• **WHAT IS REQUIRED**
Retype, exactly as they stand, the lines from the start of the data to the line that contains "import numpy as np", both ends included. Leave the pictures out.

• **AVAILABLE DATA**
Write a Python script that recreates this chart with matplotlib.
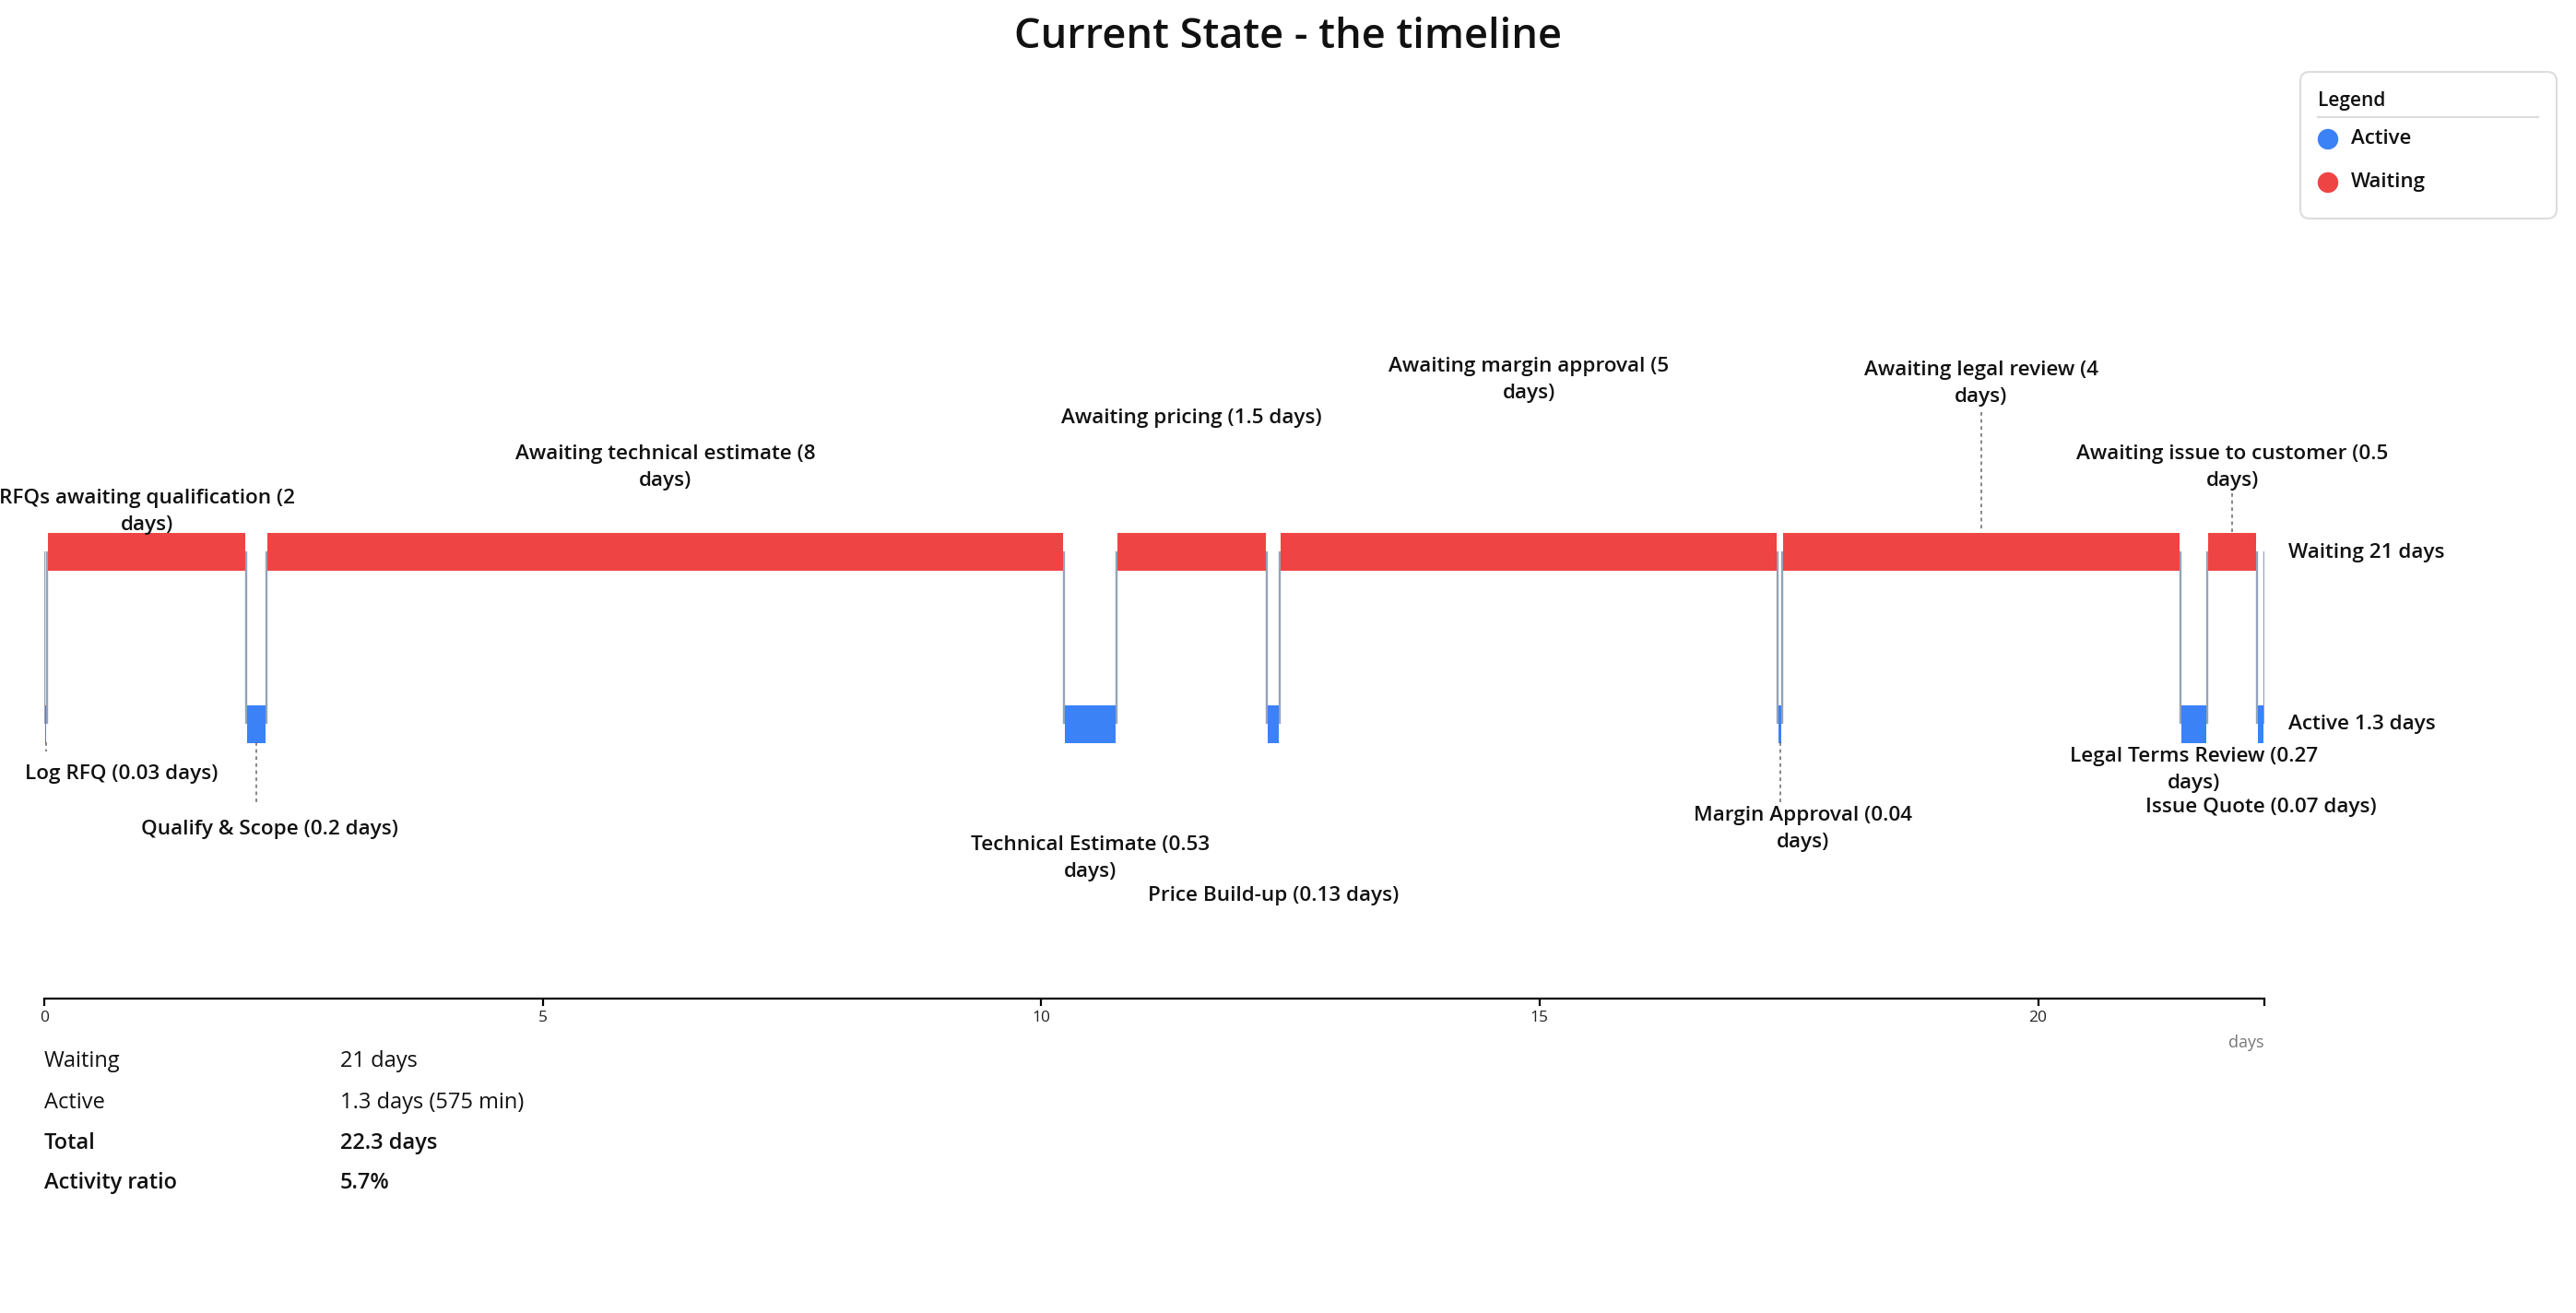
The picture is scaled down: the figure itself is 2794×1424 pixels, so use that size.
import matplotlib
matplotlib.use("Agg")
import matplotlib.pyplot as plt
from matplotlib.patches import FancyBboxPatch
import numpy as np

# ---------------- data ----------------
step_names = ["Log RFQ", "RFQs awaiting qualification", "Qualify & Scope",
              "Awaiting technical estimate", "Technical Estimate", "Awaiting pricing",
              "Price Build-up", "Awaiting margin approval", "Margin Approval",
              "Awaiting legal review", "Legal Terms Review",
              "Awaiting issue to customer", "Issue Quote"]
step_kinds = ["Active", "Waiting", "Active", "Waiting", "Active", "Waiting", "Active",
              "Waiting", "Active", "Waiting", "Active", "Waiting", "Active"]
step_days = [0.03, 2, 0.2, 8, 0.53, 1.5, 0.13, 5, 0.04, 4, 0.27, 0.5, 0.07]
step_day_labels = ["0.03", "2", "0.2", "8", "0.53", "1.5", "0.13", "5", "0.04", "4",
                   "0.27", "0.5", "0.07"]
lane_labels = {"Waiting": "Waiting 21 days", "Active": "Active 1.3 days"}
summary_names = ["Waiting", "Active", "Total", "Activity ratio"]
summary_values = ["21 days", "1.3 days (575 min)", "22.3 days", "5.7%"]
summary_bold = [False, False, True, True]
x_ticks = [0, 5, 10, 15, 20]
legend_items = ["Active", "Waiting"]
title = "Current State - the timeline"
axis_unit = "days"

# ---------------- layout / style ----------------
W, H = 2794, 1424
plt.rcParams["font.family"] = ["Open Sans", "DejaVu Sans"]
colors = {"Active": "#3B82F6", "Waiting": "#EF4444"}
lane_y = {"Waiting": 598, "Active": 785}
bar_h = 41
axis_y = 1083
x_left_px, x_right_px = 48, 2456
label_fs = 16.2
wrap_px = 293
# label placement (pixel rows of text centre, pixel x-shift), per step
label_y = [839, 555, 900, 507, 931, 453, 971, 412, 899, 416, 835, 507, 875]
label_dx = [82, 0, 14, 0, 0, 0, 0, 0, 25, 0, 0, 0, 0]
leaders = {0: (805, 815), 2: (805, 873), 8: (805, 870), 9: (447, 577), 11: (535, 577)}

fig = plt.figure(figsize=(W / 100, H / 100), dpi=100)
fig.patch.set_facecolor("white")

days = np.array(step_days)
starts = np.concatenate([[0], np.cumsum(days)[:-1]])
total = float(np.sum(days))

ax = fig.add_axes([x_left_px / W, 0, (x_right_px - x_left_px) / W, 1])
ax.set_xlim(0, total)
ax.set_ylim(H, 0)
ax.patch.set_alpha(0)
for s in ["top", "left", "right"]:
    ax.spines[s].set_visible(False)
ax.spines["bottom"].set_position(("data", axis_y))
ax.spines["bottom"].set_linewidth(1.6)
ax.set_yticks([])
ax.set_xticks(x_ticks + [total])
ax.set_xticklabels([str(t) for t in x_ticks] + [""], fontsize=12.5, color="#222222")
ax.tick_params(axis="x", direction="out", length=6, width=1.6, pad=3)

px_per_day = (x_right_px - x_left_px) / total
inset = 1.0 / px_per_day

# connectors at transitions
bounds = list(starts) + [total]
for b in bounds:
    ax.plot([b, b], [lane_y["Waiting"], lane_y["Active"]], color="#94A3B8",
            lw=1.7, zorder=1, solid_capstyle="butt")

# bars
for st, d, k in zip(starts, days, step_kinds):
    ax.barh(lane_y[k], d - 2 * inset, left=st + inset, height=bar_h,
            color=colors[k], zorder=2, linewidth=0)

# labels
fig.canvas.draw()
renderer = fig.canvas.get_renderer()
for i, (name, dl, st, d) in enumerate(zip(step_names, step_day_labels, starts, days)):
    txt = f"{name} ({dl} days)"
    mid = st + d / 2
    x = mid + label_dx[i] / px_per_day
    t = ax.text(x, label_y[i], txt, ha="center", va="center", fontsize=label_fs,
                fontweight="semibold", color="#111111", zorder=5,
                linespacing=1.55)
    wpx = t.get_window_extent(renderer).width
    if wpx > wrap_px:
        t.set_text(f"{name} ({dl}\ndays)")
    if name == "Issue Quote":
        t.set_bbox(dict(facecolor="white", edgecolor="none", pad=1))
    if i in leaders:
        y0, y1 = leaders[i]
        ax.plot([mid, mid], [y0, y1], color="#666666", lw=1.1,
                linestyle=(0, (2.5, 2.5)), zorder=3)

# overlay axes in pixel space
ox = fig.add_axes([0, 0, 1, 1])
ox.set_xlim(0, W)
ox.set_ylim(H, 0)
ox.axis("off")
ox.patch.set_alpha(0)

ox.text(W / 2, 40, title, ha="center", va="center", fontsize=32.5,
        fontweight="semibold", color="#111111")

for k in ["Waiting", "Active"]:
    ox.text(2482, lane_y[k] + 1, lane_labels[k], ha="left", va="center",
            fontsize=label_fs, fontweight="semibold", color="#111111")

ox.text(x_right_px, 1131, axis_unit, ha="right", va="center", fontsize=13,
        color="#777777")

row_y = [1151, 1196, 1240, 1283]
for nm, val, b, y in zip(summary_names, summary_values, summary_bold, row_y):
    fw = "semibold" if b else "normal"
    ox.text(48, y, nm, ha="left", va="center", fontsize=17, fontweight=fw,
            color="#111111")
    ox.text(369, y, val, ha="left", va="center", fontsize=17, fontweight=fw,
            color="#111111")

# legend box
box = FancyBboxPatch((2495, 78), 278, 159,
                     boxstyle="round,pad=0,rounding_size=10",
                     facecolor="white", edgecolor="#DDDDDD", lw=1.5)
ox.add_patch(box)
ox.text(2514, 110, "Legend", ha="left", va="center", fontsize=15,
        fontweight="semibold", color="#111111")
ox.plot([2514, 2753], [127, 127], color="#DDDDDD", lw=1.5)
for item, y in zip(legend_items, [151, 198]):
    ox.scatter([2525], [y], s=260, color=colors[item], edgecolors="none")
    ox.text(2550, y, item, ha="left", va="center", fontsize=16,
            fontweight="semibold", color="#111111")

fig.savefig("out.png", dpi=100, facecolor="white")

• **SOLUTION**
Write a Python script that recreates this chart with matplotlib.
The picture is scaled down: the figure itself is 2794×1424 pixels, so use that size.
import matplotlib
matplotlib.use("Agg")
import matplotlib.pyplot as plt
from matplotlib.patches import FancyBboxPatch
import numpy as np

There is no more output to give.